- _REQUEST_: Leave out the pictures and copy everything else below exactly.

═══ AVAILABLE DATA ═══

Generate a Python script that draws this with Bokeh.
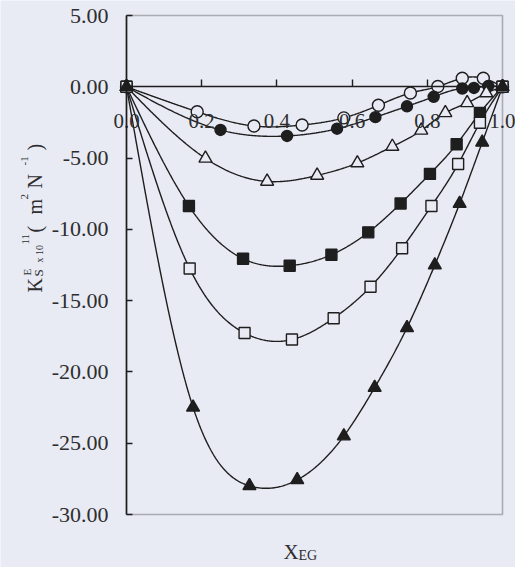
import numpy as np
from math import pi
from bokeh.plotting import figure
from bokeh.models import (LinearAxis, Label, FixedTicker, NumeralTickFormatter,
                          Range1d, BoxAnnotation)
from bokeh.embed import file_html
from bokeh.resources import INLINE

# ---------------- data ----------------
x_ticks = [0.0, 0.2, 0.4, 0.6, 0.8, 1.0]
y_ticks = [-30, -25, -20, -15, -10, -5, 0, 5]

x_open_circle = [0.0, 0.188, 0.339, 0.467, 0.578, 0.670, 0.755, 0.828, 0.893, 0.949, 1.0]
y_open_circle = [0.0, -1.75, -2.75, -2.68, -2.18, -1.30, -0.44, 0.02, 0.60, 0.60, 0.0]

x_filled_circle = [0.0, 0.250, 0.427, 0.560, 0.662, 0.746, 0.817, 0.893, 0.924, 0.962, 1.0]
y_filled_circle = [0.0, -3.03, -3.45, -2.94, -2.13, -1.37, -0.70, -0.12, -0.08, 0.05, 0.0]

x_open_triangle = [0.0, 0.210, 0.374, 0.507, 0.614, 0.707, 0.784, 0.848, 0.906, 0.957, 1.0]
y_open_triangle = [0.0, -5.02, -6.64, -6.22, -5.35, -4.19, -3.06, -1.83, -1.13, -0.44, 0.0]

x_filled_square = [0.0, 0.166, 0.310, 0.434, 0.545, 0.643, 0.729, 0.807, 0.878, 0.940, 1.0]
y_filled_square = [0.0, -8.36, -12.06, -12.55, -11.78, -10.21, -8.19, -6.11, -4.03, -1.83, 0.0]

x_open_square = [0.0, 0.168, 0.314, 0.440, 0.551, 0.649, 0.733, 0.811, 0.882, 0.940, 1.0]
y_open_square = [0.0, -12.75, -17.27, -17.73, -16.23, -14.03, -11.32, -8.36, -5.42, -2.52, 0.0]

x_filled_triangle = [0.0, 0.177, 0.327, 0.454, 0.578, 0.660, 0.746, 0.820, 0.886, 0.946, 1.0]
y_filled_triangle = [0.0, -22.48, -27.99, -27.57, -24.50, -21.10, -16.90, -12.50, -8.19, -3.90, 0.0]

# ---------------- helpers ----------------
def smooth(xs, ys, n=400):
    """natural cubic spline through the data points"""
    xs = np.asarray(xs, float); ys = np.asarray(ys, float)
    m = len(xs); h = np.diff(xs)
    A = np.zeros((m, m)); b = np.zeros(m)
    A[0, 0] = A[-1, -1] = 1.0
    for i in range(1, m - 1):
        A[i, i - 1] = h[i - 1]; A[i, i] = 2 * (h[i - 1] + h[i]); A[i, i + 1] = h[i]
        b[i] = 3 * ((ys[i + 1] - ys[i]) / h[i] - (ys[i] - ys[i - 1]) / h[i - 1])
    c = np.linalg.solve(A, b)
    t = np.linspace(xs[0], xs[-1], n)
    idx = np.clip(np.searchsorted(xs, t) - 1, 0, m - 2)
    d = t - xs[idx]; hh = h[idx]
    bc = (ys[idx + 1] - ys[idx]) / hh - hh * (2 * c[idx] + c[idx + 1]) / 3
    dc = (c[idx + 1] - c[idx]) / (3 * hh)
    return t, ys[idx] + bc * d + c[idx] * d ** 2 + dc * d ** 3

BG = "#e8eaf4"
INK = "#1e1e1e"
TXT = "#2e2e2e"
FONT = "Liberation Serif"

W, H = 515, 567
# where the data box sits on the canvas (pixels)
BL, BR, BT, BB = 126, 502, 15, 514
X0, X1, Y0, Y1 = 0.0, 1.0, -30.0, 5.0
SX = (BR - BL) / (X1 - X0)
SY = (BB - BT) / (Y1 - Y0)

def dx(px):
    return X0 + (px - BL) / SX

def dy(py):
    return Y1 - (py - BT) / SY

p = figure(width=W, height=H, output_backend="svg", toolbar_location=None,
           x_range=Range1d(dx(0), dx(W)), y_range=Range1d(dy(H), dy(0)),
           x_axis_location=None, y_axis_location=None,
           min_border=0, min_border_left=0, min_border_right=0,
           min_border_top=0, min_border_bottom=0)
p.background_fill_color = BG
p.border_fill_color = BG
p.outline_line_color = None
p.grid.visible = False

# plot box
p.add_layout(BoxAnnotation(left=X0, right=X1, bottom=Y0, top=Y1,
                           fill_alpha=0, line_color=INK, line_width=1.6))

# y axis on the left edge of the box
ya = LinearAxis(fixed_location=X0, bounds=(Y0, Y1),
                ticker=FixedTicker(ticks=y_ticks),
                formatter=NumeralTickFormatter(format="0.00"))
ya.major_tick_in = 6
ya.major_tick_out = 0
ya.minor_tick_line_color = None
ya.axis_line_color = INK
ya.axis_line_width = 1.6
ya.major_tick_line_color = INK
ya.major_tick_line_width = 1.4
ya.major_label_text_font = FONT
ya.major_label_text_font_size = "22px"
ya.major_label_text_color = TXT
ya.major_label_standoff = 18
p.add_layout(ya, "left")

# x axis drawn at y = 0
xa = LinearAxis(fixed_location=0, bounds=(X0, X1),
                ticker=FixedTicker(ticks=x_ticks),
                formatter=NumeralTickFormatter(format="0.0"))
xa.major_tick_in = 7
xa.major_tick_out = 0
xa.minor_tick_line_color = None
xa.axis_line_color = INK
xa.axis_line_width = 1.6
xa.major_tick_line_color = INK
xa.major_tick_line_width = 1.4
xa.major_label_text_font = FONT
xa.major_label_text_font_size = "21px"
xa.major_label_text_color = TXT
xa.major_label_standoff = 27
p.add_layout(xa, "below")

series = [
    (x_open_circle, y_open_circle, "circle", BG, 12),
    (x_filled_circle, y_filled_circle, "circle", INK, 11),
    (x_open_triangle, y_open_triangle, "triangle", BG, 13),
    (x_filled_square, y_filled_square, "square", INK, 11),
    (x_open_square, y_open_square, "square", BG, 11),
    (x_filled_triangle, y_filled_triangle, "triangle", INK, 13),
]

for xs, ys, *_ in series:
    t, s = smooth(xs, ys)
    p.line(t, s, line_color=INK, line_width=1.4)

for xs, ys, mk, fill, size in series:
    p.scatter(xs, ys, marker=mk, size=size, fill_color=fill,
              line_color=INK, line_width=1.4)

# y axis title, rotated, built from pieces (sub/superscripts)
ylab = [
    ("K", 34, 292, "20px"),
    ("S", 38, 276, "13px"),
    ("E", 26, 275, "11px"),
    ("x 10", 39, 262, "10px"),
    ("11", 25, 244, "11px"),
    ("(", 34, 232, "20px"),
    ("m", 34, 214, "20px"),
    ("2", 24, 199, "11px"),
    ("N", 34, 188, "20px"),
    ("-1", 24, 165, "11px"),
    (")", 34, 150, "20px"),
]
for txt, bx, sy, fs in ylab:
    p.add_layout(Label(x=dx(bx), y=dy(sy), text=txt, angle=pi / 2,
                       text_align="left", text_baseline="alphabetic",
                       text_font=FONT, text_font_size=fs,
                       text_color=TXT))

# x axis title X_EG
p.add_layout(Label(x=dx(283), y=dy(551), text="X", text_align="left",
                   text_baseline="alphabetic", text_font=FONT,
                   text_font_size="21px", text_color=TXT))
p.add_layout(Label(x=dx(298), y=dy(555), text="EG", text_align="left",
                   text_baseline="alphabetic", text_font=FONT,
                   text_font_size="14px", text_color=TXT))

open("out.html", "w").write(file_html(p, INLINE))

═══

- _TASK SOLUTION_:
Generate a Python script that draws this with Bokeh.
import numpy as np
from math import pi
from bokeh.plotting import figure
from bokeh.models import (LinearAxis, Label, FixedTicker, NumeralTickFormatter,
                          Range1d, BoxAnnotation)
from bokeh.embed import file_html
from bokeh.resources import INLINE

# ---------------- data ----------------
x_ticks = [0.0, 0.2, 0.4, 0.6, 0.8, 1.0]
y_ticks = [-30, -25, -20, -15, -10, -5, 0, 5]

x_open_circle = [0.0, 0.188, 0.339, 0.467, 0.578, 0.670, 0.755, 0.828, 0.893, 0.949, 1.0]
y_open_circle = [0.0, -1.75, -2.75, -2.68, -2.18, -1.30, -0.44, 0.02, 0.60, 0.60, 0.0]

x_filled_circle = [0.0, 0.250, 0.427, 0.560, 0.662, 0.746, 0.817, 0.893, 0.924, 0.962, 1.0]
y_filled_circle = [0.0, -3.03, -3.45, -2.94, -2.13, -1.37, -0.70, -0.12, -0.08, 0.05, 0.0]

x_open_triangle = [0.0, 0.210, 0.374, 0.507, 0.614, 0.707, 0.784, 0.848, 0.906, 0.957, 1.0]
y_open_triangle = [0.0, -5.02, -6.64, -6.22, -5.35, -4.19, -3.06, -1.83, -1.13, -0.44, 0.0]

x_filled_square = [0.0, 0.166, 0.310, 0.434, 0.545, 0.643, 0.729, 0.807, 0.878, 0.940, 1.0]
y_filled_square = [0.0, -8.36, -12.06, -12.55, -11.78, -10.21, -8.19, -6.11, -4.03, -1.83, 0.0]

x_open_square = [0.0, 0.168, 0.314, 0.440, 0.551, 0.649, 0.733, 0.811, 0.882, 0.940, 1.0]
y_open_square = [0.0, -12.75, -17.27, -17.73, -16.23, -14.03, -11.32, -8.36, -5.42, -2.52, 0.0]

x_filled_triangle = [0.0, 0.177, 0.327, 0.454, 0.578, 0.660, 0.746, 0.820, 0.886, 0.946, 1.0]
y_filled_triangle = [0.0, -22.48, -27.99, -27.57, -24.50, -21.10, -16.90, -12.50, -8.19, -3.90, 0.0]

# ---------------- helpers ----------------
def smooth(xs, ys, n=400):
    """natural cubic spline through the data points"""
    xs = np.asarray(xs, float); ys = np.asarray(ys, float)
    m = len(xs); h = np.diff(xs)
    A = np.zeros((m, m)); b = np.zeros(m)
    A[0, 0] = A[-1, -1] = 1.0
    for i in range(1, m - 1):
        A[i, i - 1] = h[i - 1]; A[i, i] = 2 * (h[i - 1] + h[i]); A[i, i + 1] = h[i]
        b[i] = 3 * ((ys[i + 1] - ys[i]) / h[i] - (ys[i] - ys[i - 1]) / h[i - 1])
    c = np.linalg.solve(A, b)
    t = np.linspace(xs[0], xs[-1], n)
    idx = np.clip(np.searchsorted(xs, t) - 1, 0, m - 2)
    d = t - xs[idx]; hh = h[idx]
    bc = (ys[idx + 1] - ys[idx]) / hh - hh * (2 * c[idx] + c[idx + 1]) / 3
    dc = (c[idx + 1] - c[idx]) / (3 * hh)
    return t, ys[idx] + bc * d + c[idx] * d ** 2 + dc * d ** 3

BG = "#e8eaf4"
INK = "#1e1e1e"
TXT = "#2e2e2e"
FONT = "Liberation Serif"

W, H = 515, 567
# where the data box sits on the canvas (pixels)
BL, BR, BT, BB = 126, 502, 15, 514
X0, X1, Y0, Y1 = 0.0, 1.0, -30.0, 5.0
SX = (BR - BL) / (X1 - X0)
SY = (BB - BT) / (Y1 - Y0)

def dx(px):
    return X0 + (px - BL) / SX

def dy(py):
    return Y1 - (py - BT) / SY

p = figure(width=W, height=H, output_backend="svg", toolbar_location=None,
           x_range=Range1d(dx(0), dx(W)), y_range=Range1d(dy(H), dy(0)),
           x_axis_location=None, y_axis_location=None,
           min_border=0, min_border_left=0, min_border_right=0,
           min_border_top=0, min_border_bottom=0)
p.background_fill_color = BG
p.border_fill_color = BG
p.outline_line_color = None
p.grid.visible = False

# plot box
p.add_layout(BoxAnnotation(left=X0, right=X1, bottom=Y0, top=Y1,
                           fill_alpha=0, line_color=INK, line_width=1.6))

# y axis on the left edge of the box
ya = LinearAxis(fixed_location=X0, bounds=(Y0, Y1),
                ticker=FixedTicker(ticks=y_ticks),
                formatter=NumeralTickFormatter(format="0.00"))
ya.major_tick_in = 6
ya.major_tick_out = 0
ya.minor_tick_line_color = None
ya.axis_line_color = INK
ya.axis_line_width = 1.6
ya.major_tick_line_color = INK
ya.major_tick_line_width = 1.4
ya.major_label_text_font = FONT
ya.major_label_text_font_size = "22px"
ya.major_label_text_color = TXT
ya.major_label_standoff = 18
p.add_layout(ya, "left")

# x axis drawn at y = 0
xa = LinearAxis(fixed_location=0, bounds=(X0, X1),
                ticker=FixedTicker(ticks=x_ticks),
                formatter=NumeralTickFormatter(format="0.0"))
xa.major_tick_in = 7
xa.major_tick_out = 0
xa.minor_tick_line_color = None
xa.axis_line_color = INK
xa.axis_line_width = 1.6
xa.major_tick_line_color = INK
xa.major_tick_line_width = 1.4
xa.major_label_text_font = FONT
xa.major_label_text_font_size = "21px"
xa.major_label_text_color = TXT
xa.major_label_standoff = 27
p.add_layout(xa, "below")

series = [
    (x_open_circle, y_open_circle, "circle", BG, 12),
    (x_filled_circle, y_filled_circle, "circle", INK, 11),
    (x_open_triangle, y_open_triangle, "triangle", BG, 13),
    (x_filled_square, y_filled_square, "square", INK, 11),
    (x_open_square, y_open_square, "square", BG, 11),
    (x_filled_triangle, y_filled_triangle, "triangle", INK, 13),
]

for xs, ys, *_ in series:
    t, s = smooth(xs, ys)
    p.line(t, s, line_color=INK, line_width=1.4)

for xs, ys, mk, fill, size in series:
    p.scatter(xs, ys, marker=mk, size=size, fill_color=fill,
              line_color=INK, line_width=1.4)

# y axis title, rotated, built from pieces (sub/superscripts)
ylab = [
    ("K", 34, 292, "20px"),
    ("S", 38, 276, "13px"),
    ("E", 26, 275, "11px"),
    ("x 10", 39, 262, "10px"),
    ("11", 25, 244, "11px"),
    ("(", 34, 232, "20px"),
    ("m", 34, 214, "20px"),
    ("2", 24, 199, "11px"),
    ("N", 34, 188, "20px"),
    ("-1", 24, 165, "11px"),
    (")", 34, 150, "20px"),
]
for txt, bx, sy, fs in ylab:
    p.add_layout(Label(x=dx(bx), y=dy(sy), text=txt, angle=pi / 2,
                       text_align="left", text_baseline="alphabetic",
                       text_font=FONT, text_font_size=fs,
                       text_color=TXT))

# x axis title X_EG
p.add_layout(Label(x=dx(283), y=dy(551), text="X", text_align="left",
                   text_baseline="alphabetic", text_font=FONT,
                   text_font_size="21px", text_color=TXT))
p.add_layout(Label(x=dx(298), y=dy(555), text="EG", text_align="left",
                   text_baseline="alphabetic", text_font=FONT,
                   text_font_size="14px", text_color=TXT))

open("out.html", "w").write(file_html(p, INLINE))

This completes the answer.